Ontario Farmhouse – Marie Cecilia Guard
Reflecting about her art near the end of a long life, my mother, Marie Cecilia Guard, wrote a journal entry which might have provided her epitaph: “My subject is color and light giving joy.” She truly lived a lifetime devoted to art. With every spare moment she could steal from a life of poverty, ill health and family obligations, she was painting, drawing, and studying. But the cost was very high.
Quite simply, being a woman artist in her generation meant walking away from the crowd. Upon graduation in the thirties, many of her woman friends from the College of Art married and largely abandoned their artistic dreams. Her two best friends, Annora Brown and Euphemia (Betty) McNaught returned to Alberta, where they painted and taught art all their long lives. But, unlike my mother, they did not take on the distractions of marriage and children.
For much of her adult life, in spite of her great love affair with my father, Ken Phillips, Marie suffered from profound loneliness. Moving to Mississauga from Toronto just before World War II and its ensuing gas rationing, inevitably meant that she and Ken largely severed their art connections. Her middle class neighbors in Mississauga found nothing in common with the beautiful artist, and she, in turn, recoiled from stultifying coffee parties, where conversation centered on washing machines and new recipes. When neighborhood children were invited to my birthday party, and it was
discovered that the art on the walls of our home included large pictures of unclothed women, our family became permanently branded as suspect.
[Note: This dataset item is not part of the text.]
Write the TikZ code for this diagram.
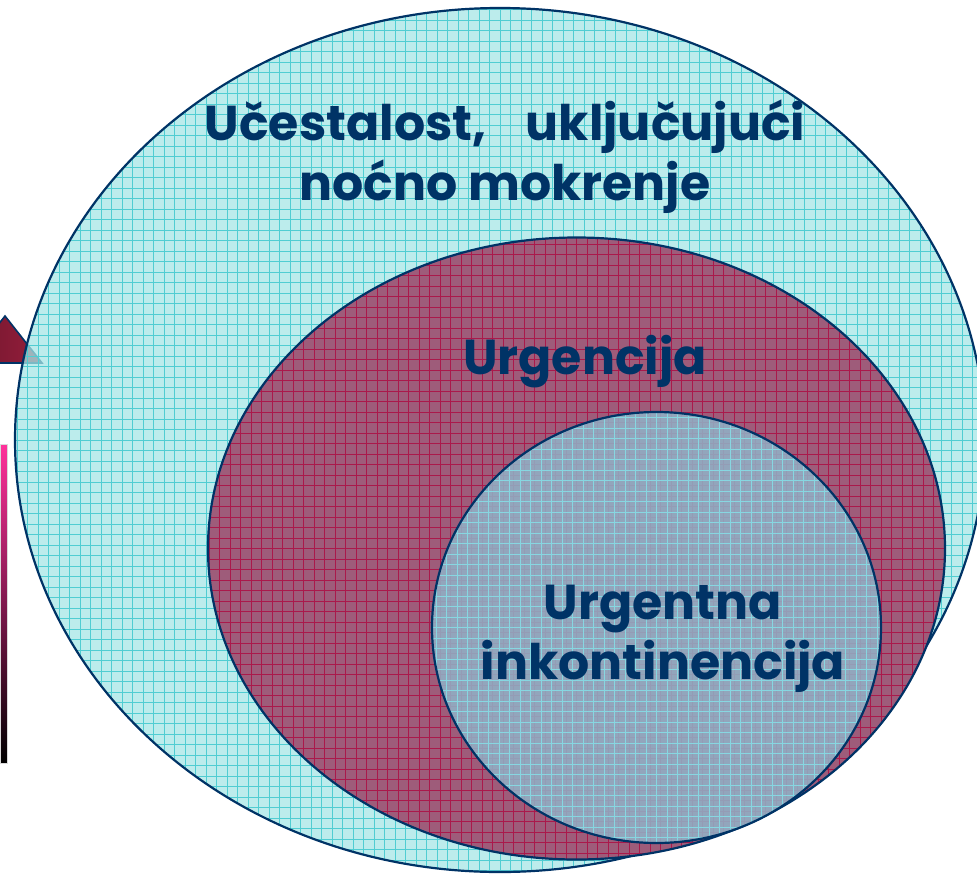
\documentclass[tikz,border=0pt]{standalone}
\usepackage{fontspec}
\setmainfont{Poppins}
\usetikzlibrary{shapes.geometric}
\definecolor{navy}{RGB}{0,51,102}
\definecolor{skyfill}{RGB}{165,230,230}
\definecolor{skygrid}{RGB}{80,205,210}
\definecolor{plumfill}{RGB}{158,92,122}
\definecolor{plumgrid}{RGB}{170,25,75}
\definecolor{mistfill}{RGB}{145,180,200}
\definecolor{mistgrid}{RGB}{135,215,225}
\definecolor{barpink}{RGB}{255,50,155}
\definecolor{wine}{RGB}{150,30,60}

\begin{document}
\begin{tikzpicture}[x=1pt,y=-1pt,
  blob/.style={ellipse,draw=navy,line width=2.2pt,inner sep=0pt},
  cells/.style={path picture={\draw[#1,line width=0.55pt]
      (path picture bounding box.south west) grid[step=10.5pt]
      (path picture bounding box.north east);}},
  lbl/.style={text=navy,font=\bfseries\fontsize{49}{60}\selectfont,align=center,inner sep=0pt}
]
\useasboundingbox (0,0) rectangle (977,873);

% left side bits
\shade[left color=wine!75!black,right color=wine,draw=navy,line width=1.6pt]
  (-32,363) -- (5,316) -- (42,363) -- cycle;
\shade[top color=barpink,bottom color=black,draw=gray!30,line width=0.6pt]
  (0,444) rectangle (7,763);

% nested sets
\node[blob,fill=skyfill,fill opacity=0.75,cells=skygrid,
  minimum width=970pt,minimum height=864pt] (freq) at (500,440) {};
\node[blob,fill=plumfill,cells=plumgrid,
  minimum width=737pt,minimum height=622pt] (urg) at (576.5,548.5) {};
\node[blob,fill=mistfill,fill opacity=0.85,cells=mistgrid,
  minimum width=449pt,minimum height=431pt] (inc) at (656.5,627.5) {};

% labels
\node[lbl] (freqtxt) at (505,157) {Učestalost,\hspace{0.8em}uključujući\\noćno mokrenje};
\node[lbl] (urgtxt) at (585,362) {Urgencija};
\node[lbl] (inctxt) at (663,639) {Urgentna\\inkontinencija};
\end{tikzpicture}
\end{document}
In the fifties and early sixties, when my mother taught would-be artists in Port Credit, she faced another, but equally unfortunate, kind of distancing. In awe of her ability and knowledge, her students were friendly, but, as students often do, they mainly kept their teacher at arm’s length.
In terms of promoting her art, my mother was hampered by old-fashioned notions. The dreadful accusation of “not nice” often rose to thwart her. “It was not nice to promote your own work.” What was “nice” was cherishing the improbable dream that at long last someone would discover how gifted you were and would take up your cause for you. Isolated as she was, she lacked the confidence to “put herself forward” in the competitive post-war art world.
And yet, my mother never, ever gave up on what mattered most to her. The hand-sized homemade sketch pads my father crafted sat ready wherever in the house she might be. I remember her pausing from stirring soup to capture a chickadee in the pines outside the window. Still lifes were arranged in the Studio, where giant easels loomed, were waiting to be captured in oil. There are sheets of sketches of her daughters as babies. Marie had merely to glimpse a gleam of sun striking from clouds, and she whipped out her pencil crayons to capture the evanescent light, making notations for a later
picture. In late life, coming out of an anesthetic after hip surgery, her first request was for paper and pen. Doctors and nurses gathered in amazement as she captured a likeness of the hundred year old woman in the bed beside hers. In spite of macular degeneration and cataracts, a large table in her retirement home room was spread with masses of color studies which she continued nearly until her final, devastating stroke.
“My subject is color and light giving joy.” To this I would add that her gift was to see and convey Gerard Manley Hopkins’ “There lives the dearest freshness deep down things.”